The reference site, representing common region-specific grassland management on peat, is deeply drained by tile drains, while submerged drains were installed at the project site to achieve constantly high water levels of 30 to 40 cm below ground. Both sites are equipped with eddy covariance towers for CO₂ measurements and 6 plots for manually measuring N₂O and methane (CH₄) with closed chambers. Water samples for the analysis of phosphorus and nitrogen species are collected from ditches, tile drains and suction plates at 15, 30 and 60 cm depths. Measurements started in March 2019, i.e. approximately one month before the grassland renewal. The mechanical renewal involved mulching of the old grass sward and grading the surface of the site. Due to very dry conditions, growth of grass species was poor and the site was mulched and re-seeded again in July 2019. Target groundwater levels were reached in September 2019.

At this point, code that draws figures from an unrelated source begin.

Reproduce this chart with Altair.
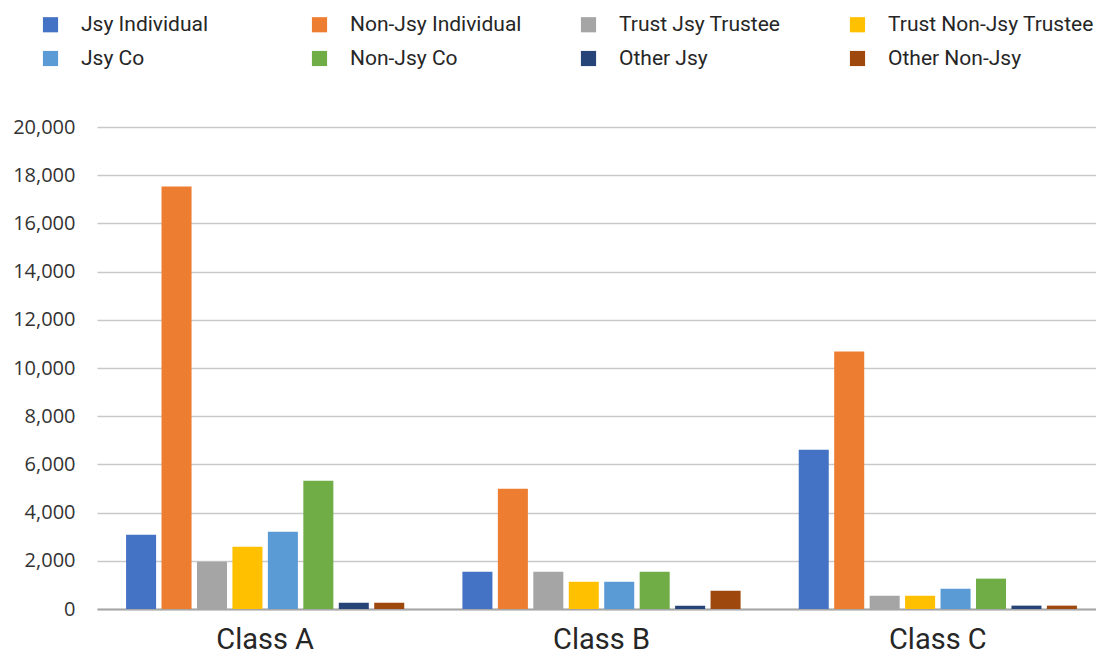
import altair as alt
import pandas as pd

classes = ["Class A", "Class B", "Class C"]
series = ["Jsy Individual", "Non-Jsy Individual", "Trust Jsy Trustee", "Trust Non-Jsy Trustee",
          "Jsy Co", "Non-Jsy Co", "Other Jsy", "Other Non-Jsy"]
colors = ["#4472C4", "#ED7D31", "#A5A5A5", "#FFC000", "#5B9BD5", "#70AD47", "#264478", "#9E480E"]

class_a = [3080, 17530, 1960, 2580, 3210, 5320, 260, 260]
class_b = [1550, 4990, 1550, 1130, 1130, 1550, 140, 760]
class_c = [6610, 10680, 550, 550, 840, 1260, 140, 140]

rows = []
for cls, vals in zip(classes, [class_a, class_b, class_c]):
    for s, v in zip(series, vals):
        rows.append({"cls": cls, "series": s, "value": v})
df = pd.DataFrame(rows)

cond_font = "Roboto"

chart = alt.Chart(df).mark_bar().encode(
    x=alt.X("cls:N", sort=classes, title=None,
            scale=alt.Scale(paddingInner=0, paddingOuter=0, range=[0, 1009]),
            axis=alt.Axis(labelAngle=0, labelFont=cond_font, labelFontSize=29,
                          labelColor="#262626", labelPadding=16, ticks=False,
                          domainColor="#a6a6a6", domainWidth=2, grid=False)),
    xOffset=alt.XOffset("series:N", sort=series,
                        scale=alt.Scale(paddingInner=0.153, paddingOuter=0.82)),
    y=alt.Y("value:Q", title=None,
            scale=alt.Scale(domain=[0, 20000], nice=False),
            axis=alt.Axis(values=list(range(0, 20001, 2000)), format=",d",
                          labelFont="Open Sans", labelFontSize=20, labelColor="#333333",
                          labelPadding=22, ticks=False, domain=False,
                          gridColor="#c9c9c9", gridWidth=1.5)),
    color=alt.Color("series:N", sort=series,
                    scale=alt.Scale(domain=series, range=colors),
                    legend=alt.Legend(title=None, orient="none", legendX=-57, legendY=-113,
                                      direction="horizontal", columns=4, gridAlign="all",
                                      symbolType="square", symbolSize=230, symbolStrokeWidth=0,
                                      labelFont=cond_font, labelFontSize=21, labelColor="#262626",
                                      labelOffset=20, labelLimit=400, columnPadding=22,
                                      rowPadding=12)),
).properties(
    width=999,
    height=482,
    autosize=alt.AutoSizeParams(type="none"),
    padding={"left": 89, "top": 119, "right": 0, "bottom": 48},
).configure_view(stroke=None)

chart.save("out.html", embed_options={"renderer": "svg", "actions": False})
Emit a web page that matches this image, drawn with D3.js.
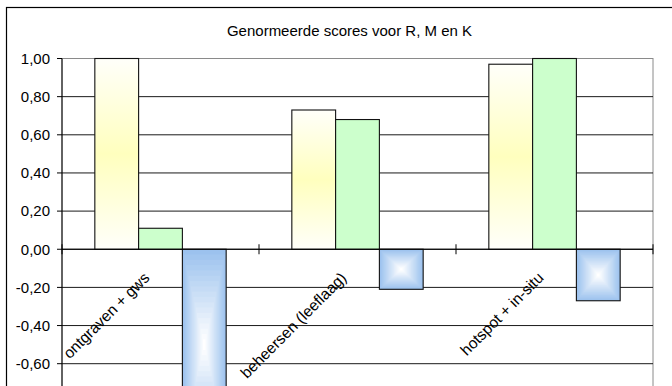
<!DOCTYPE html>
<html>
<head>
<meta charset="utf-8">
<script src="https://cdn.jsdelivr.net/npm/d3@7"></script>
<style>
  html, body { margin: 0; padding: 0; background: #fff; overflow: hidden; }
  svg { display: block; font-family: "Liberation Sans", Arial, sans-serif; }
</style>
</head>
<body>
<svg id="chart" width="672" height="386"></svg>
<script>
// Normalised scores per remediation variant
const categories = ["ontgraven + gws", "beheersen (leeflaag)", "hotspot + in-situ"];
const seriesNames = ["R", "M", "K"];
const scoresR = [1.00, 0.73, 0.97];
const scoresM = [0.11, 0.68, 1.00];
const scoresK = [-1.00, -0.21, -0.27];
const yTickValues = [-0.60, -0.40, -0.20, 0.00, 0.20, 0.40, 0.60, 0.80, 1.00];
const titleText = "Genormeerde scores voor R, M en K";

const svg = d3.select("#chart");

const plot = { left: 62, right: 653, top: 58.5, bottom: 440 };

const y = d3.scaleLinear().domain([-1, 1]).range([plot.bottom, plot.top]);
const x = d3.scaleBand().domain(categories).range([plot.left, plot.right]).padding(0);
const xs = d3.scaleBand().domain(seriesNames).range([0, x.bandwidth()])
  .paddingInner(0).paddingOuter(0.75);

const nl = d3.formatLocale({ decimal: ",", thousands: ".", grouping: [3], currency: ["€", ""], minus: "-" });
const fmt = nl.format(".2f");

// chart area frame
svg.append("rect")
  .attr("x", 6.5).attr("y", 7.5).attr("width", 720).attr("height", 520)
  .attr("fill", "#fff").attr("stroke", "#000").attr("stroke-width", 1.2);

// title
svg.append("text")
  .attr("x", 349.5).attr("y", 35.5)
  .attr("text-anchor", "middle")
  .attr("font-size", 15)
  .attr("fill", "#000")
  .text(titleText);

const defs = svg.append("defs");
const gradR = defs.append("linearGradient").attr("id", "gradR")
  .attr("x1", 0).attr("y1", 0).attr("x2", 0).attr("y2", 1);
gradR.append("stop").attr("offset", 0).attr("stop-color", "#FFFFFA");
gradR.append("stop").attr("offset", 0.5).attr("stop-color", "#FFFFBE");
gradR.append("stop").attr("offset", 1).attr("stop-color", "#FFFFFA");

// plot area frame
svg.append("rect")
  .attr("x", plot.left).attr("y", plot.top)
  .attr("width", plot.right - plot.left).attr("height", plot.bottom - plot.top)
  .attr("fill", "#fff").attr("stroke", "#8a8a8a").attr("stroke-width", 1);

// horizontal gridlines
svg.append("g").selectAll("line")
  .data(yTickValues.filter(v => v < 1))
  .join("line")
  .attr("x1", plot.left).attr("x2", plot.right)
  .attr("y1", d => y(d)).attr("y2", d => y(d))
  .attr("stroke", "#1a1a1a").attr("stroke-width", 1);

// bars
const series = [
  { key: "R", values: scoresR },
  { key: "M", values: scoresM },
  { key: "K", values: scoresK }
];
const barRows = [];
series.forEach(s => s.values.forEach((v, i) => barRows.push({ key: s.key, cat: categories[i], value: v })));

const barG = svg.append("g");
const blueEdge = "#9CC2EE";
const boxInterp = d3.interpolateRgb(blueEdge, "#FFFFFF");

barRows.forEach(d => {
  const bx = x(d.cat) + xs(d.key);
  const bw = xs.bandwidth();
  const by = Math.min(y(d.value), y(0));
  const bh = Math.abs(y(d.value) - y(0));
  if (d.key === "R") {
    barG.append("rect").attr("x", bx).attr("y", by).attr("width", bw).attr("height", bh)
      .attr("fill", "url(#gradR)");
  } else if (d.key === "M") {
    barG.append("rect").attr("x", bx).attr("y", by).attr("width", bw).attr("height", bh)
      .attr("fill", "#CCFFCC");
  } else {
    // rectangular "from centre" gradient built from nested rectangles
    const steps = 18;
    for (let k = 0; k < steps; k++) {
      const t = k / steps;
      barG.append("rect")
        .attr("x", bx + t * bw / 2).attr("y", by + t * bh / 2)
        .attr("width", bw * (1 - t)).attr("height", bh * (1 - t))
        .attr("fill", boxInterp(k / (steps - 1)));
    }
  }
  barG.append("rect").attr("x", bx).attr("y", by).attr("width", bw).attr("height", bh)
    .attr("fill", "none").attr("stroke", "#111").attr("stroke-width", 1.1);
});

// value axis
const yAxis = svg.append("g");
yAxis.append("line")
  .attr("x1", plot.left).attr("x2", plot.left)
  .attr("y1", plot.top).attr("y2", plot.bottom)
  .attr("stroke", "#000");
yAxis.selectAll("line.tick").data(yTickValues).join("line")
  .attr("class", "tick")
  .attr("x1", plot.left - 5).attr("x2", plot.left)
  .attr("y1", d => y(d)).attr("y2", d => y(d))
  .attr("stroke", "#000");
yAxis.selectAll("text").data(yTickValues).join("text")
  .attr("x", plot.left - 12).attr("y", d => y(d))
  .attr("dy", "0.35em")
  .attr("text-anchor", "end")
  .attr("font-size", 15)
  .attr("fill", "#000")
  .text(d => fmt(d));

// category axis at zero
const y0 = y(0);
const xAxis = svg.append("g");
xAxis.append("line")
  .attr("x1", plot.left).attr("x2", plot.right)
  .attr("y1", y0).attr("y2", y0)
  .attr("stroke", "#000");
const boundaries = categories.map(c => x(c)).concat([plot.right]);
xAxis.selectAll("line.tick").data(boundaries).join("line")
  .attr("class", "tick")
  .attr("x1", d => d).attr("x2", d => d)
  .attr("y1", y0 - 5).attr("y2", y0 + 5)
  .attr("stroke", "#000");
xAxis.selectAll("text").data(categories).join("text")
  .attr("transform", d => `translate(${x(d) + x.bandwidth() / 2 - 10},${y0 + 29.5}) rotate(-45)`)
  .attr("text-anchor", "end")
  .attr("font-size", 15.5)
  .attr("fill", "#000")
  .text(d => d);
</script>
</body>
</html>
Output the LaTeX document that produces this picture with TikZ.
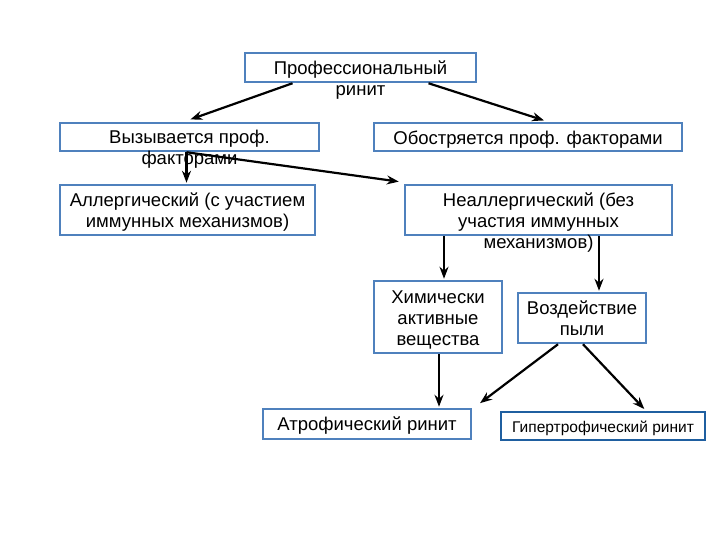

During the initial year of our study, grassland renewal substantially dominated the response of the system. From April to November, net ecosystem exchange of the project site was approximately 400 g C m^-2 higher than that of the reference site. When including carbon input and output from organic fertilizer and harvest on the reference site, the project site is still by far (around 140 g C m^-2) a larger source. When the bare soil and raising groundwater levels coincided between July and September, N₂O fluxes and dissolved nitrogen and phosphorus concentrations drastically increased at the project site. N₂O fluxes were partially 100 times higher than at the reference site. The next years will show whether an operational water management system and a fully developed grass sward will turn the project site with submerged drains into a smaller source of GHGs than the reference site.